-- TASK DETAILS --
Reproduce, character for character, the lines below from the first through the one with "Implementation - UML". Leave pictures out.

-- SOURCE EXCERPT --
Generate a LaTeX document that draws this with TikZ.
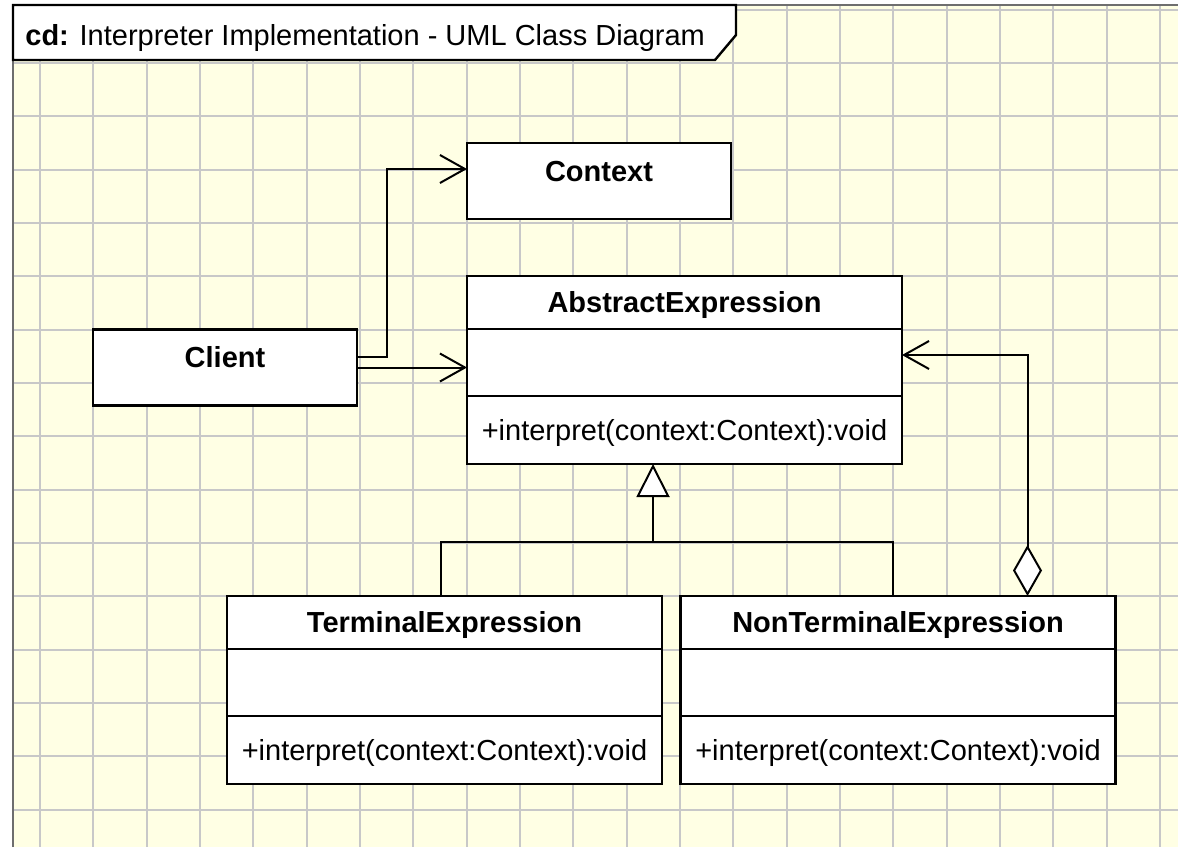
\documentclass[tikz,border=0pt]{standalone}
\usepackage{fontspec}
\setmainfont{Liberation Sans}
\usepackage{tikz}
\usetikzlibrary{positioning,arrows.meta}
\definecolor{paper}{RGB}{255,255,228}
\definecolor{gridgray}{RGB}{200,200,200}
\definecolor{framegray}{RGB}{110,110,110}

\begin{document}
\begin{tikzpicture}[x=0.5pt,y=-0.5pt,
  gridline/.style={draw=gridgray,line width=1pt},
  cls/.style={draw,fill=white,line width=1.2pt,inner sep=0pt,outer sep=0pt,minimum width=217.5pt,font=\fontsize{14.5}{17}\selectfont},
  hdr/.style={cls,minimum height=26.5pt,text height=10.4pt,text depth=0pt,font=\fontsize{14.5}{17}\selectfont\bfseries},
  attr/.style={cls,minimum height=33.5pt},
  ops/.style={cls,minimum height=34pt,text height=10.4pt,text depth=0pt},
  single/.style={cls,minimum width=132pt,minimum height=38pt,text height=10.4pt,text depth=10pt,font=\fontsize{14.5}{17}\selectfont\bfseries},
  assoc/.style={line width=1pt,-{Straight Barb[length=12.5pt,width=14pt]}},
  gen/.style={line width=1pt,-{Triangle[length=16.5pt,width=16.5pt,fill=white]}},
  agg/.style={line width=1pt,{Diamond[length=25.5pt,width=14.5pt,fill=white]}-{Straight Barb[length=12.5pt,width=14pt]}}]
\useasboundingbox (0,0) rectangle (1178,847);

% paper and grid
\fill[paper] (13,5) rectangle (1178,847);
\foreach \i in {0,...,21}
  \draw[gridline] ({40+53.333*\i},5) -- ({40+53.333*\i},847);
\foreach \j in {0,...,15}
  \draw[gridline] (13,{9.7+53.333*\j}) -- (1178,{9.7+53.333*\j});
\draw[framegray,line width=1pt] (13,847) -- (13,5) -- (1178,5);

% frame title
\draw[fill=white,line width=1.2pt] (13,5) -- (736,5) -- (736,35) -- (715,60) -- (13,60) -- cycle;
\node[anchor=base west,inner sep=0pt,font=\fontsize{14.5}{16}\selectfont] (ttl) at (25,45)
  {\textbf{cd:} Interpreter Implementation - UML Class Diagram};

% classes
\node[single] (ctx) at (599,181) {Context};
\node[single] (cli) at (225,367.5) {Client};

\node[hdr] (absH) at (684.5,302.5) {AbstractExpression};
\node[attr,below=0pt of absH] (absA) {};
\node[ops,below=0pt of absA] (absO) {+interpret(context:Context):void};

\node[hdr] (terH) at (444.5,622.5) {TerminalExpression};
\node[attr,below=0pt of terH] (terA) {};
\node[ops,below=0pt of terA] (terO) {+interpret(context:Context):void};

\node[hdr] (nonH) at (898,622.5) {NonTerminalExpression};
\node[attr,below=0pt of nonH] (nonA) {};
\node[ops,below=0pt of nonA] (nonO) {+interpret(context:Context):void};

% relations
\draw[assoc] ([yshift=5.5pt]cli.east) -- ++(15pt,0) |- ([yshift=6pt]ctx.west);
\draw[assoc] (cli.east) -- (cli.east -| absA.west);

\coordinate (gj) at (653,542);
\draw[gen] (gj) -- (gj |- absO.south);
\draw[line width=1pt] ([xshift=-2pt]terH.north) |- (gj) -| ([xshift=-2.5pt]nonH.north);

\draw[agg] ([xshift=-44pt]nonH.north east) |- ([yshift=3.75pt]absA.east);
\end{tikzpicture}
\end{document}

-- SOLUTION TO THIS EXERCISE --
Generate a LaTeX document that draws this with TikZ.
\documentclass[tikz,border=0pt]{standalone}
\usepackage{fontspec}
\setmainfont{Liberation Sans}
\usepackage{tikz}
\usetikzlibrary{positioning,arrows.meta}
\definecolor{paper}{RGB}{255,255,228}
\definecolor{gridgray}{RGB}{200,200,200}
\definecolor{framegray}{RGB}{110,110,110}

\begin{document}
\begin{tikzpicture}[x=0.5pt,y=-0.5pt,
  gridline/.style={draw=gridgray,line width=1pt},
  cls/.style={draw,fill=white,line width=1.2pt,inner sep=0pt,outer sep=0pt,minimum width=217.5pt,font=\fontsize{14.5}{17}\selectfont},
  hdr/.style={cls,minimum height=26.5pt,text height=10.4pt,text depth=0pt,font=\fontsize{14.5}{17}\selectfont\bfseries},
  attr/.style={cls,minimum height=33.5pt},
  ops/.style={cls,minimum height=34pt,text height=10.4pt,text depth=0pt},
  single/.style={cls,minimum width=132pt,minimum height=38pt,text height=10.4pt,text depth=10pt,font=\fontsize{14.5}{17}\selectfont\bfseries},
  assoc/.style={line width=1pt,-{Straight Barb[length=12.5pt,width=14pt]}},
  gen/.style={line width=1pt,-{Triangle[length=16.5pt,width=16.5pt,fill=white]}},
  agg/.style={line width=1pt,{Diamond[length=25.5pt,width=14.5pt,fill=white]}-{Straight Barb[length=12.5pt,width=14pt]}}]
\useasboundingbox (0,0) rectangle (1178,847);

% paper and grid
\fill[paper] (13,5) rectangle (1178,847);
\foreach \i in {0,...,21}
  \draw[gridline] ({40+53.333*\i},5) -- ({40+53.333*\i},847);
\foreach \j in {0,...,15}
  \draw[gridline] (13,{9.7+53.333*\j}) -- (1178,{9.7+53.333*\j});
\draw[framegray,line width=1pt] (13,847) -- (13,5) -- (1178,5);

% frame title
\draw[fill=white,line width=1.2pt] (13,5) -- (736,5) -- (736,35) -- (715,60) -- (13,60) -- cycle;
\node[anchor=base west,inner sep=0pt,font=\fontsize{14.5}{16}\selectfont] (ttl) at (25,45)
  {\textbf{cd:} Interpreter Implementation - UML Class Diagram};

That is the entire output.